India’s securities market, now a $5.3 trillion powerhouse, faces its most significant challenge since the 1992 Harshad Mehta scam, as allegations of conflict of interest against SEBI Chairperson Madhabi Puri Buch emerge. Hindenburg Research claims that Buch and her husband invested in offshore funds linked to the Adani Group, which has been under SEBI’s scrutiny for 18 months over alleged stock price manipulation. Further concerns arise from consultancy firms operated by the Buchs, allegedly still active despite their claims of dormancy. The implications are profound. SEBI, established as a statutory body in 1992 to safeguard the integrity of India’s financial markets, has long been trusted for its stringent regulatory framework.

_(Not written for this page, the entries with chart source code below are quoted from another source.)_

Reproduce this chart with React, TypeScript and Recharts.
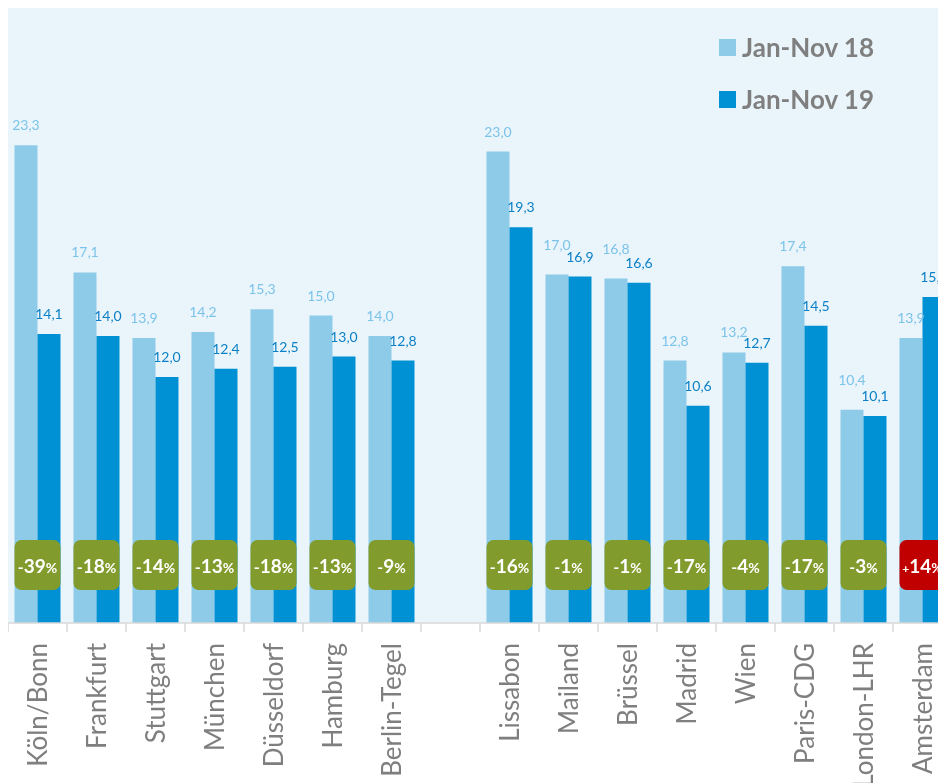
import React from 'react';
import { BarChart, Bar, XAxis, YAxis, CartesianGrid, Legend, LabelList } from 'recharts';

const categories = ['Köln/Bonn', 'Frankfurt', 'Stuttgart', 'München', 'Düsseldorf', 'Hamburg', 'Berlin-Tegel', '', 'Lissabon', 'Mailand', 'Brüssel', 'Madrid', 'Wien', 'Paris-CDG', 'London-LHR', 'Amsterdam'];
const jan18 = [23.3, 17.1, 13.9, 14.2, 15.3, 15.0, 14.0, null, 23.0, 17.0, 16.8, 12.8, 13.2, 17.4, 10.4, 13.9];
const jan19 = [14.1, 14.0, 12.0, 12.4, 12.5, 13.0, 12.8, null, 19.3, 16.9, 16.6, 10.6, 12.7, 14.5, 10.1, 15.9];
const changes = ['-39', '-18', '-14', '-13', '-18', '-13', '-9', null, '-16', '-1', '-1', '-17', '-4', '-17', '-3', '+14'];
const seriesNames = ['Jan-Nov 18', 'Jan-Nov 19'];

const data = categories.map((c, i) => ({ name: c, a: jan18[i], b: jan19[i], change: changes[i] }));

const LIGHT = '#8ecbe8';
const DARK = '#0090d4';
const LIGHT_TXT = '#7cc3ea';
const DARK_TXT = '#0b80c6';
const FONT = 'Lato, "Open Sans", sans-serif';
const SLOT = 59;

const fmt = (v: any) => (v == null ? '' : Number(v).toFixed(1).replace('.', ','));

const makeValueLabel = (color: string, raiseWhenClose: boolean) => (props: any) => {
  const { x, y, width, value } = props;
  if (value == null) return null;
  let lift = 0;
  if (raiseWhenClose) {
    const idx = Math.floor(Number(x) / SLOT);
    const a = jan18[idx];
    const b = jan19[idx];
    if (a != null && b != null && Math.abs(a - b) < 0.4) lift = 10;
  }
  return (
    <text x={x + width / 2} y={y - 15 - lift} textAnchor="middle" fill={color} fontSize={14} fontFamily={FONT}>
      {fmt(value)}
    </text>
  );
};

const Badge = (props: any) => {
  const { x, y, height, value } = props;
  if (value == null) return null;
  const bottom = y + height;
  const cx = x;
  const positive = String(value).startsWith('+');
  const sign = String(value).charAt(0);
  const digits = String(value).slice(1);
  return (
    <g>
      <rect x={cx - 23} y={bottom - 83} width={46} height={50} rx={7} ry={7} fill={positive ? '#c00000' : '#829b2d'} />
      <text x={cx} y={bottom - 50} textAnchor="middle" fill="#ffffff" fontFamily={FONT} fontWeight={700}>
        <tspan fontSize={positive ? 12 : 16}>{sign}</tspan>
        <tspan fontSize={19}>{digits}</tspan>
        <tspan fontSize={14}>%</tspan>
      </text>
    </g>
  );
};

const Tick = (props: any) => {
  const { x, y, payload } = props;
  return (
    <g>
      <line x1={x - SLOT / 2} x2={x - SLOT / 2} y1={y} y2={y + 9} stroke="#d9d9d9" strokeWidth={1.5} />
      <text
        x={x}
        y={y + 20}
        dy="0.36em"
        transform={`rotate(-90, ${x}, ${y + 20})`}
        textAnchor="end"
        fill="#7f7f7f"
        fontSize={26}
        fontFamily={FONT}
      >
        {payload.value}
      </text>
    </g>
  );
};

const renderLegend = (props: any) => {
  const { payload } = props;
  return (
    <div style={{ fontFamily: FONT }}>
      {(payload || []).map((p: any, i: number) => (
        <div key={i} style={{ display: 'flex', alignItems: 'center', height: 52 }}>
          <div style={{ width: 17, height: 17, background: p.color, marginRight: 6 }} />
          <span style={{ fontSize: 26, fontWeight: 700, color: '#7f7f7f' }}>{p.value}</span>
        </div>
      ))}
    </div>
  );
};

export default function App() {
  return (
    <div style={{ position: 'fixed', left: 8, top: 8, width: 930, height: 775, overflow: 'hidden' }}>
      <BarChart
        width={944}
        height={775}
        data={data}
        margin={{ top: 0, right: 0, bottom: 0, left: 0 }}
        barCategoryGap="11%"
        barGap={0}
      >
        <CartesianGrid horizontal={false} vertical={false} fill="#eaf5fb" stroke="none" />
        <YAxis hide domain={[0, 30]} />
        <XAxis
          dataKey="name"
          height={160}
          interval={0}
          tickLine={false}
          tickSize={0}
          tickMargin={0}
          axisLine={{ stroke: '#d9d9d9', strokeWidth: 1.5 }}
          tick={<Tick />}
        />
        <Legend
          layout="vertical"
          verticalAlign="middle"
          align="center"
          content={renderLegend}
          wrapperStyle={{ position: 'absolute', left: 711, top: 13, width: 220 }}
        />
        <Bar dataKey="a" name={seriesNames[0]} fill={LIGHT} isAnimationActive={false}>
          <LabelList dataKey="a" content={makeValueLabel(LIGHT_TXT, true)} />
        </Bar>
        <Bar dataKey="b" name={seriesNames[1]} fill={DARK} isAnimationActive={false}>
          <LabelList dataKey="b" content={makeValueLabel(DARK_TXT, false)} />
          <LabelList dataKey="change" content={<Badge />} />
        </Bar>
      </BarChart>
    </div>
  );
}
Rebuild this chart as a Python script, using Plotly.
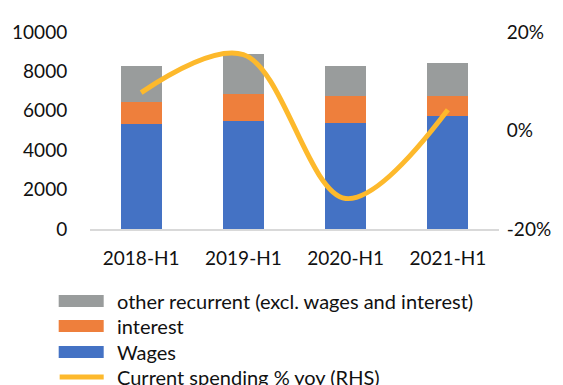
import plotly.graph_objects as go

# Half-year current spending breakdown (stacked) and y/y growth (right axis)
periods = ["2018-H1", "2019-H1", "2020-H1", "2021-H1"]
wages = [5330, 5500, 5380, 5750]
interest = [1100, 1350, 1360, 1020]
other_recurrent = [1840, 2030, 1540, 1660]
spending_yoy = [7.7, 15.4, -13.8, 4.2]

left_ticks = [0, 2000, 4000, 6000, 8000, 10000]
left_tick_text = ["0", "2000", "4000", "6000", "8000", "10000"]
right_ticks = [-20, 0, 20]
right_tick_text = ["-20%", "0%", "20%"]

FONT = "Lato"
C_WAGES = "#4472C4"
C_INTEREST = "#EE7F3C"
C_OTHER = "#999C9C"
C_LINE = "#FDB92C"

fig = go.Figure()
bar_w = 0.4
fig.add_trace(go.Bar(x=periods, y=wages, name="Wages", marker_color=C_WAGES,
                     marker_line_width=0, width=bar_w, showlegend=False))
fig.add_trace(go.Bar(x=periods, y=interest, name="interest", marker_color=C_INTEREST,
                     marker_line_width=0, width=bar_w, showlegend=False))
fig.add_trace(go.Bar(x=periods, y=other_recurrent,
                     name="other recurrent (excl. wages and interest)",
                     marker_color=C_OTHER, marker_line_width=0, width=bar_w,
                     showlegend=False))
fig.add_trace(go.Scatter(x=periods, y=spending_yoy, yaxis="y2", mode="lines",
                         name="Current spending % yoy (RHS)",
                         line=dict(color=C_LINE, width=5, shape="spline", smoothing=1.0),
                         showlegend=False))

# Legend drawn below the plot: swatch + label per series
legend_items = [
    ("other recurrent (excl. wages and interest)", C_OTHER, "box"),
    ("interest", C_INTEREST, "box"),
    ("Wages", C_WAGES, "box"),
    ("Current spending % yoy (RHS)", C_LINE, "line"),
]
plot_left, plot_w = 90, 418
plot_bottom, plot_h = 229, 197

def px_x(v):
    return (v - plot_left) / plot_w

def px_y(v):
    return (plot_bottom - v) / plot_h

row_y = [301, 326, 352, 377]
for (label, color, kind), yc in zip(legend_items, row_y):
    if kind == "box":
        fig.add_shape(type="rect", xref="paper", yref="paper",
                      x0=px_x(58), x1=px_x(104), y0=px_y(yc + 6), y1=px_y(yc - 6),
                      fillcolor=color, line_width=0)
    else:
        fig.add_shape(type="line", xref="paper", yref="paper",
                      x0=px_x(59), x1=px_x(104), y0=px_y(yc), y1=px_y(yc),
                      line=dict(color=color, width=5))
    fig.add_annotation(text=label, xref="paper", yref="paper",
                       x=px_x(116), y=px_y(yc), xanchor="left", yanchor="middle",
                       showarrow=False, font=dict(family=FONT, size=20, color="#111111"))

fig.update_layout(
    width=563, height=385,
    margin=dict(l=90, r=55, t=32, b=156),
    barmode="stack",
    plot_bgcolor="white", paper_bgcolor="white",
    font=dict(family=FONT, size=19, color="#111111"),
    xaxis=dict(showline=True, linecolor="#D9D9D9", linewidth=2, showgrid=False,
               ticks="outside", ticklen=11, tickcolor="rgba(0,0,0,0)",
               range=[-0.5, 3.5]),
    yaxis=dict(range=[0, 10000], tickvals=left_ticks, ticktext=left_tick_text,
               showgrid=False, zeroline=False,
               ticks="outside", ticklen=18, tickcolor="rgba(0,0,0,0)"),
    yaxis2=dict(overlaying="y", side="right", range=[-20, 20], tickvals=right_ticks,
                ticktext=right_tick_text, showgrid=False, zeroline=False,
                ticks="outside", ticklen=3, tickcolor="rgba(0,0,0,0)"),
    showlegend=False,
)

fig.write_html("out.html")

However, these allegations cast a shadow on its reputation. Even if Buch’s actions did not directly influence the ongoing investigation into the Adani Group, the mere perception of bias could erode public trust in SEBI’s impartiality. In a scenario where the integrity of the regulatory body is crucial, SEBI must maintain its credibility. For this reason, it may be appropriate for Buch to step down, allowing an independent investigation to proceed without the cloud of conflict hanging over it. Such a step would reaffirm SEBI’s commitment to transparency and its role as a guardian of the financial system. The stakes are too high to allow any doubt to linger over the body entrusted with overseeing India’s financial markets.
SEBI’s reputation and the trust of millions of investors hinge on the resolution of these allegations with complete transparency. Ensuring this will protect not only SEBI’s legacy but also the broader integrity of India’s financial market. The government also needs to play a role in ensuring that investors’ confidence in the stock market remains intact and that the transition occurs smoothly. Meanwhile, the general public keeps its fingers crossed as further developments unfold.